Control over my body is a formidable, ongoing struggle of mind over matter. As
the disease progresses, my sense of myself erodes in parallel and I mourn those
bits and pieces as I would the loss of a loved one.”
Dr Graboys’
life (and demise) leaves no stones of disillusionment unturned for me. Life can
be sheer joy and abject pain amidst living. The struggle of many like Dr
Graboys is often the solitary struggle of one and readers like me only get to
read about it from an arm’s length. Sometimes death is undeniably a more
alluring offer to the living and it beckons with the gentle whisper of an enticement
called freedom. The freedom from
pain, suffering and daily humiliation. The freedom to reject waking up every
morning to a cognitive (and physical) deterioration that is beyond one’s control.
The freedom to not burden one’s loved ones beyond what they can take. The
freedom to let go of a life that one no longer lives in or controls. But Dr
Graboys defied conventional wisdom and pressed on to leave no stones of meaning
and purpose unturned even as his conscious self laid wasted away.
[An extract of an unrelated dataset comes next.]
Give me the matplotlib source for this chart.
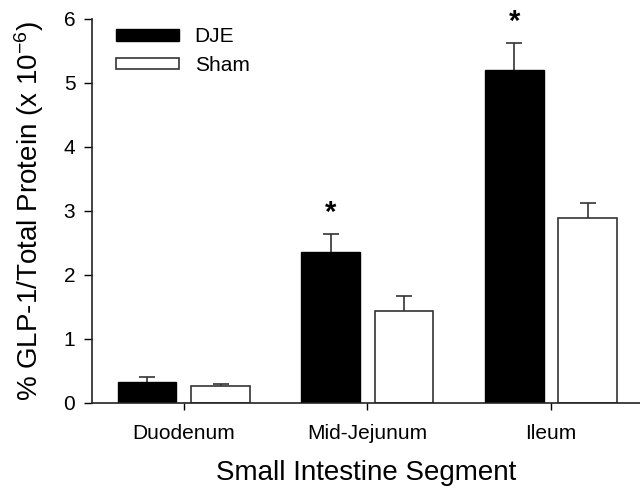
import numpy as np
import matplotlib
matplotlib.use("Agg")
import matplotlib.pyplot as plt

plt.rcParams['font.family'] = ['Liberation Sans', 'DejaVu Sans']
plt.rcParams['mathtext.fontset'] = 'custom'
plt.rcParams['mathtext.rm'] = 'Liberation Sans'
plt.rcParams['mathtext.it'] = 'Liberation Sans:italic'
plt.rcParams['mathtext.bf'] = 'Liberation Sans:bold'

segments = ["Duodenum", "Mid-Jejunum", "Ileum"]
dje_mean = [0.33, 2.36, 5.20]
dje_err = [0.08, 0.28, 0.42]
sham_mean = [0.27, 1.44, 2.89]
sham_err = [0.03, 0.23, 0.24]
significant = [False, True, True]

fig = plt.figure(figsize=(6.4, 4.88), dpi=100)
ax = fig.add_axes([92 / 640, 85 / 488, 548 / 640, 384 / 488])

x = np.arange(len(segments))
width = 0.32
offset = 0.2
err_color = "#333333"


def upper_errorbars(xpos, means, errs):
    """Draw one-sided (upward) error bars with a cap only at the top."""
    lower = np.zeros(len(errs))
    _, caps, _ = ax.errorbar(xpos, means, yerr=[lower, errs], fmt="none",
                             ecolor=err_color, elinewidth=1.2, capsize=5.5,
                             capthick=1.2, zorder=3)
    for cap in caps:
        if np.allclose(cap.get_ydata(), means):
            cap.set_visible(False)


ax.bar(x - offset, dje_mean, width, color="black", edgecolor="black",
       linewidth=1, label="DJE", zorder=2)
ax.bar(x + offset, sham_mean, width, color="white", edgecolor=err_color,
       linewidth=1.2, label="Sham", zorder=2)
upper_errorbars(x - offset, dje_mean, dje_err)
upper_errorbars(x + offset, sham_mean, sham_err)

# significance markers above the DJE bars
for xi, m, e, sig in zip(x, dje_mean, dje_err, significant):
    if sig:
        ax.text(xi - offset, m + e + 0.33, "*", ha="center", va="center",
                fontsize=21, fontweight="bold")

ax.set_xlim(-0.5, (640 - 184) / 183.5)
ax.set_ylim(0, 6)
ax.set_yticks([0, 1, 2, 3, 4, 5, 6])
ax.set_xticks(x)
ax.set_xticklabels(segments, fontsize=15)
ax.tick_params(axis="y", labelsize=15, length=6, width=1, direction="out", pad=6)
ax.tick_params(axis="x", length=5, width=1, direction="out", pad=10)

for s in ["top", "right"]:
    ax.spines[s].set_visible(False)
for s in ["left", "bottom"]:
    ax.spines[s].set_linewidth(1.2)
    ax.spines[s].set_color("#222222")

ax.set_xlabel("Small Intestine Segment", fontsize=20, labelpad=12)
ax.set_ylabel(r"% GLP-1/Total Protein (x 10$^{\mathrm{-6}}$)", fontsize=20,
              labelpad=13)

ax.legend(loc="upper left", bbox_to_anchor=(0.0295, 1.0), frameon=False,
          fontsize=15, handlelength=3.0, handleheight=0.46,
          handletextpad=0.75, labelspacing=0.45, borderaxespad=0)

fig.savefig("out.png", dpi=100)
In the Afterword of his book, this was how he
concluded and how I will end here: “Personally,
I have derived tremendous satisfaction from speaking to the groups of doctors,
nurses, and readers who come to book stores, high schools, community centers,
and hospital auditoriums to hear me struggle through a presentation that is not
terribly fluid. Audiences tolerate my pauses, my disjointed words and
sentences, and my sometimes inaudible voice because I think, they understand
and appreciate the enormous effort it takes. And there is another reason as
well: Just by showing up, I am telling them that there is hope – that even with
debilitating illness, life can be both precious and meaningful. And me? Though
I can no longer see patients, I get to be a doctor again.” Ordinary heroes; extraordinary strength. Cheerz.